Skip the pictures. Transcribe the rest of the data below without changing a word.

>> Begin Material provided

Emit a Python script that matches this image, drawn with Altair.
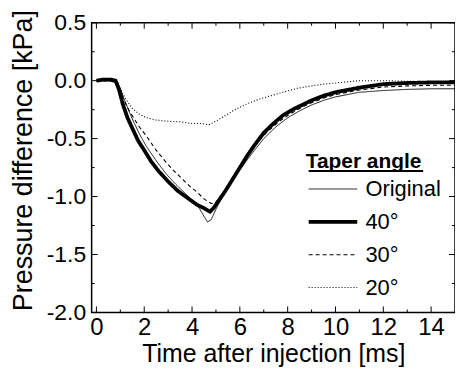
import altair as alt
import pandas as pd

series_names = ["Original", "40°", "30°", "20°"]

t_orig = [0, 0.5, 0.85, 1.0, 1.2, 1.5, 1.8, 2.1, 2.5, 2.9, 3.3, 3.7, 4.0, 4.3, 4.5, 4.65, 4.8, 5.0, 5.3, 5.6, 6.0, 6.5, 7.0, 7.5, 8.0, 8.5, 9.0, 9.5, 10, 11, 12, 13, 14, 15]
p_orig = [0, 0, 0, -0.07, -0.18, -0.33, -0.46, -0.57, -0.69, -0.80, -0.89, -0.97, -1.03, -1.10, -1.17, -1.22, -1.20, -1.11, -0.99, -0.89, -0.77, -0.63, -0.50, -0.40, -0.32, -0.26, -0.21, -0.17, -0.14, -0.10, -0.085, -0.075, -0.07, -0.07]

t_40 = [0, 0.3, 0.6, 0.8, 0.95, 1.1, 1.3, 1.5, 1.75, 2.0, 2.3, 2.6, 3.0, 3.4, 3.8, 4.2, 4.5, 4.75, 4.9, 5.1, 5.4, 5.7, 6.0, 6.3, 6.6, 7.0, 7.4, 7.8, 8.2, 8.6, 9.0, 9.5, 10.0, 10.5, 11.0, 11.5, 12.0, 13.0, 14.0, 15.0]
p_40 = [0, 0.01, 0.01, 0, -0.08, -0.2, -0.32, -0.41, -0.52, -0.6, -0.7, -0.78, -0.87, -0.95, -1.01, -1.07, -1.10, -1.13, -1.10, -1.04, -0.95, -0.85, -0.75, -0.65, -0.56, -0.45, -0.37, -0.30, -0.25, -0.21, -0.17, -0.13, -0.10, -0.08, -0.06, -0.045, -0.03, -0.02, -0.015, -0.015]

t_30 = [0, 0.5, 0.9, 1.1, 1.4, 1.8, 2.1, 2.5, 2.9, 3.2, 3.6, 3.9, 4.2, 4.5, 4.8, 4.95, 5.1, 5.4, 5.7, 6.0, 6.4, 6.8, 7.2, 7.6, 8.0, 8.5, 9.0, 9.5, 10, 11, 12, 13, 14, 15]
p_30 = [0, 0, -0.02, -0.15, -0.27, -0.40, -0.48, -0.60, -0.70, -0.77, -0.85, -0.91, -0.96, -1.02, -1.06, -1.06, -1.02, -0.94, -0.84, -0.74, -0.62, -0.52, -0.43, -0.36, -0.30, -0.24, -0.19, -0.15, -0.12, -0.08, -0.055, -0.045, -0.04, -0.04]

t_20 = [0, 0.5, 0.85, 1.0, 1.2, 1.5, 1.8, 2.1, 2.5, 3.0, 3.5, 4.0, 4.4, 4.7, 5.0, 5.4, 5.8, 6.3, 6.8, 7.3, 7.8, 8.4, 9.0, 9.5, 10, 10.5, 11, 11.5, 12, 13, 14, 15]
p_20 = [0, 0, -0.01, -0.07, -0.15, -0.24, -0.29, -0.32, -0.34, -0.35, -0.355, -0.37, -0.37, -0.38, -0.35, -0.30, -0.25, -0.20, -0.16, -0.13, -0.10, -0.066, -0.045, -0.03, -0.02, -0.01, 0.0, 0.0, 0.0, -0.005, -0.01, -0.01]

x_major = [0, 2, 4, 6, 8, 10, 12, 14]
x_minor = [1, 3, 5, 7, 9, 11, 13]
y_major = [-2.0, -1.5, -1.0, -0.5, 0.0, 0.5]
y_minor = [-1.75, -1.25, -0.75, -0.25, 0.25]

rows = []
for name, ts, ps in [("40°", t_40, p_40), ("Original", t_orig, p_orig), ("30°", t_30, p_30), ("20°", t_20, p_20)]:
    for t, p in zip(ts, ps):
        rows.append({"series": name, "t": t, "p": p})
df = pd.DataFrame(rows)

W, H = 365, 291
FONT = "Liberation Sans"

x_scale = alt.Scale(domain=[-0.2, 15], nice=False, zero=False)
y_scale = alt.Scale(domain=[-2.0, 0.5], nice=False, zero=False)

x_axis = alt.Axis(values=x_major, format="d", title="Time after injection [ms]",
                  ticks=False, tickSize=0, domain=False, grid=False,
                  labelFontSize=24, labelPadding=3, labelColor="black",
                  titleFontSize=25, titleFontWeight="normal", titleColor="black",
                  titleBaseline="alphabetic", titleY=49)
y_axis = alt.Axis(values=y_major, format=".1f", title="Pressure difference [kPa]",
                  labelExpr="replace(datum.label, '\u2212', '-')",
                  ticks=False, tickSize=0, domain=False, grid=False,
                  labelFontSize=23, labelPadding=6, labelColor="black",
                  titleFontSize=27, titleFontWeight="normal", titleColor="black",
                  titleBaseline="alphabetic", titleAngle=270, titleX=-60, titleY=138,
                  titleAlign="center")

leg = alt.Legend(title="Taper angle", orient="none", legendX=215, legendY=129,
                 symbolType="M-1,0H5.1", symbolSize=256, symbolStrokeColor="black",
                 labelFontSize=22, labelOffset=38, labelColor="black",
                 titleFontSize=21, titleFontWeight="bold", titleColor="black",
                 titlePadding=6, rowPadding=11, padding=0)

lines = alt.Chart(df).mark_line(clip=True, color="black").encode(
    x=alt.X("t:Q", scale=x_scale, axis=x_axis),
    y=alt.Y("p:Q", scale=y_scale, axis=y_axis),
    strokeDash=alt.StrokeDash("series:N", scale=alt.Scale(domain=series_names, range=[[1, 0], [1, 0], [4, 3], [1, 2]]), legend=leg),
    strokeWidth=alt.StrokeWidth("series:N", scale=alt.Scale(type="ordinal", domain=series_names, range=[0.9, 3.8, 1.1, 1.1]), legend=leg),
)

def xticks(vals, L):
    d = pd.DataFrame({"t": vals})
    b = alt.Chart(d).mark_rule(color="black", strokeWidth=1).encode(
        x=alt.X("t:Q", scale=x_scale, axis=x_axis), y=alt.value(H), y2=alt.value(H - L))
    t = alt.Chart(d).mark_rule(color="black", strokeWidth=1).encode(
        x=alt.X("t:Q", scale=x_scale, axis=x_axis), y=alt.value(0), y2=alt.value(L))
    return [b, t]

def yticks(vals, L):
    d = pd.DataFrame({"p": vals})
    l = alt.Chart(d).mark_rule(color="black", strokeWidth=1).encode(
        y=alt.Y("p:Q", scale=y_scale, axis=y_axis), x=alt.value(0), x2=alt.value(L))
    r = alt.Chart(d).mark_rule(color="black", strokeWidth=1).encode(
        y=alt.Y("p:Q", scale=y_scale, axis=y_axis), x=alt.value(W), x2=alt.value(W - L))
    return [l, r]

underline = alt.Chart(pd.DataFrame({"u": [0]})).mark_rule(color="black", strokeWidth=2).encode(
    x=alt.value(218), x2=alt.value(333), y=alt.value(149))

layers = [lines] + xticks(x_major, 6) + xticks(x_minor, 3) + yticks(y_major, 6) + yticks(y_minor, 3) + [underline]

chart = alt.layer(*layers).properties(
    width=W, height=H,
    autosize=alt.AutoSizeParams(type="none"),
    padding={"left": 84, "top": 14, "right": 0, "bottom": 55},
).configure(font=FONT).configure_view(stroke="black", strokeWidth=1.5)

chart.save("out.html", embed_options={"renderer": "svg", "actions": False})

>> End Material provided

Task solution:
Emit a Python script that matches this image, drawn with Altair.
import altair as alt
import pandas as pd

series_names = ["Original", "40°", "30°", "20°"]

t_orig = [0, 0.5, 0.85, 1.0, 1.2, 1.5, 1.8, 2.1, 2.5, 2.9, 3.3, 3.7, 4.0, 4.3, 4.5, 4.65, 4.8, 5.0, 5.3, 5.6, 6.0, 6.5, 7.0, 7.5, 8.0, 8.5, 9.0, 9.5, 10, 11, 12, 13, 14, 15]
p_orig = [0, 0, 0, -0.07, -0.18, -0.33, -0.46, -0.57, -0.69, -0.80, -0.89, -0.97, -1.03, -1.10, -1.17, -1.22, -1.20, -1.11, -0.99, -0.89, -0.77, -0.63, -0.50, -0.40, -0.32, -0.26, -0.21, -0.17, -0.14, -0.10, -0.085, -0.075, -0.07, -0.07]

t_40 = [0, 0.3, 0.6, 0.8, 0.95, 1.1, 1.3, 1.5, 1.75, 2.0, 2.3, 2.6, 3.0, 3.4, 3.8, 4.2, 4.5, 4.75, 4.9, 5.1, 5.4, 5.7, 6.0, 6.3, 6.6, 7.0, 7.4, 7.8, 8.2, 8.6, 9.0, 9.5, 10.0, 10.5, 11.0, 11.5, 12.0, 13.0, 14.0, 15.0]
p_40 = [0, 0.01, 0.01, 0, -0.08, -0.2, -0.32, -0.41, -0.52, -0.6, -0.7, -0.78, -0.87, -0.95, -1.01, -1.07, -1.10, -1.13, -1.10, -1.04, -0.95, -0.85, -0.75, -0.65, -0.56, -0.45, -0.37, -0.30, -0.25, -0.21, -0.17, -0.13, -0.10, -0.08, -0.06, -0.045, -0.03, -0.02, -0.015, -0.015]

t_30 = [0, 0.5, 0.9, 1.1, 1.4, 1.8, 2.1, 2.5, 2.9, 3.2, 3.6, 3.9, 4.2, 4.5, 4.8, 4.95, 5.1, 5.4, 5.7, 6.0, 6.4, 6.8, 7.2, 7.6, 8.0, 8.5, 9.0, 9.5, 10, 11, 12, 13, 14, 15]
p_30 = [0, 0, -0.02, -0.15, -0.27, -0.40, -0.48, -0.60, -0.70, -0.77, -0.85, -0.91, -0.96, -1.02, -1.06, -1.06, -1.02, -0.94, -0.84, -0.74, -0.62, -0.52, -0.43, -0.36, -0.30, -0.24, -0.19, -0.15, -0.12, -0.08, -0.055, -0.045, -0.04, -0.04]

t_20 = [0, 0.5, 0.85, 1.0, 1.2, 1.5, 1.8, 2.1, 2.5, 3.0, 3.5, 4.0, 4.4, 4.7, 5.0, 5.4, 5.8, 6.3, 6.8, 7.3, 7.8, 8.4, 9.0, 9.5, 10, 10.5, 11, 11.5, 12, 13, 14, 15]
p_20 = [0, 0, -0.01, -0.07, -0.15, -0.24, -0.29, -0.32, -0.34, -0.35, -0.355, -0.37, -0.37, -0.38, -0.35, -0.30, -0.25, -0.20, -0.16, -0.13, -0.10, -0.066, -0.045, -0.03, -0.02, -0.01, 0.0, 0.0, 0.0, -0.005, -0.01, -0.01]

x_major = [0, 2, 4, 6, 8, 10, 12, 14]
x_minor = [1, 3, 5, 7, 9, 11, 13]
y_major = [-2.0, -1.5, -1.0, -0.5, 0.0, 0.5]
y_minor = [-1.75, -1.25, -0.75, -0.25, 0.25]

rows = []
for name, ts, ps in [("40°", t_40, p_40), ("Original", t_orig, p_orig), ("30°", t_30, p_30), ("20°", t_20, p_20)]:
    for t, p in zip(ts, ps):
        rows.append({"series": name, "t": t, "p": p})
df = pd.DataFrame(rows)

W, H = 365, 291
FONT = "Liberation Sans"

x_scale = alt.Scale(domain=[-0.2, 15], nice=False, zero=False)
y_scale = alt.Scale(domain=[-2.0, 0.5], nice=False, zero=False)

x_axis = alt.Axis(values=x_major, format="d", title="Time after injection [ms]",
                  ticks=False, tickSize=0, domain=False, grid=False,
                  labelFontSize=24, labelPadding=3, labelColor="black",
                  titleFontSize=25, titleFontWeight="normal", titleColor="black",
                  titleBaseline="alphabetic", titleY=49)
y_axis = alt.Axis(values=y_major, format=".1f", title="Pressure difference [kPa]",
                  labelExpr="replace(datum.label, '\u2212', '-')",
                  ticks=False, tickSize=0, domain=False, grid=False,
                  labelFontSize=23, labelPadding=6, labelColor="black",
                  titleFontSize=27, titleFontWeight="normal", titleColor="black",
                  titleBaseline="alphabetic", titleAngle=270, titleX=-60, titleY=138,
                  titleAlign="center")

leg = alt.Legend(title="Taper angle", orient="none", legendX=215, legendY=129,
                 symbolType="M-1,0H5.1", symbolSize=256, symbolStrokeColor="black",
                 labelFontSize=22, labelOffset=38, labelColor="black",
                 titleFontSize=21, titleFontWeight="bold", titleColor="black",
                 titlePadding=6, rowPadding=11, padding=0)

lines = alt.Chart(df).mark_line(clip=True, color="black").encode(
    x=alt.X("t:Q", scale=x_scale, axis=x_axis),
    y=alt.Y("p:Q", scale=y_scale, axis=y_axis),
    strokeDash=alt.StrokeDash("series:N", scale=alt.Scale(domain=series_names, range=[[1, 0], [1, 0], [4, 3], [1, 2]]), legend=leg),
    strokeWidth=alt.StrokeWidth("series:N", scale=alt.Scale(type="ordinal", domain=series_names, range=[0.9, 3.8, 1.1, 1.1]), legend=leg),
)

def xticks(vals, L):
    d = pd.DataFrame({"t": vals})
    b = alt.Chart(d).mark_rule(color="black", strokeWidth=1).encode(
        x=alt.X("t:Q", scale=x_scale, axis=x_axis), y=alt.value(H), y2=alt.value(H - L))
    t = alt.Chart(d).mark_rule(color="black", strokeWidth=1).encode(
        x=alt.X("t:Q", scale=x_scale, axis=x_axis), y=alt.value(0), y2=alt.value(L))
    return [b, t]

def yticks(vals, L):
    d = pd.DataFrame({"p": vals})
    l = alt.Chart(d).mark_rule(color="black", strokeWidth=1).encode(
        y=alt.Y("p:Q", scale=y_scale, axis=y_axis), x=alt.value(0), x2=alt.value(L))
    r = alt.Chart(d).mark_rule(color="black", strokeWidth=1).encode(
        y=alt.Y("p:Q", scale=y_scale, axis=y_axis), x=alt.value(W), x2=alt.value(W - L))
    return [l, r]

underline = alt.Chart(pd.DataFrame({"u": [0]})).mark_rule(color="black", strokeWidth=2).encode(
    x=alt.value(218), x2=alt.value(333), y=alt.value(149))

layers = [lines] + xticks(x_major, 6) + xticks(x_minor, 3) + yticks(y_major, 6) + yticks(y_minor, 3) + [underline]

chart = alt.layer(*layers).properties(
    width=W, height=H,
    autosize=alt.AutoSizeParams(type="none"),
    padding={"left": 84, "top": 14, "right": 0, "bottom": 55},
).configure(font=FONT).configure_view(stroke="black", strokeWidth=1.5)

chart.save("out.html", embed_options={"renderer": "svg", "actions": False})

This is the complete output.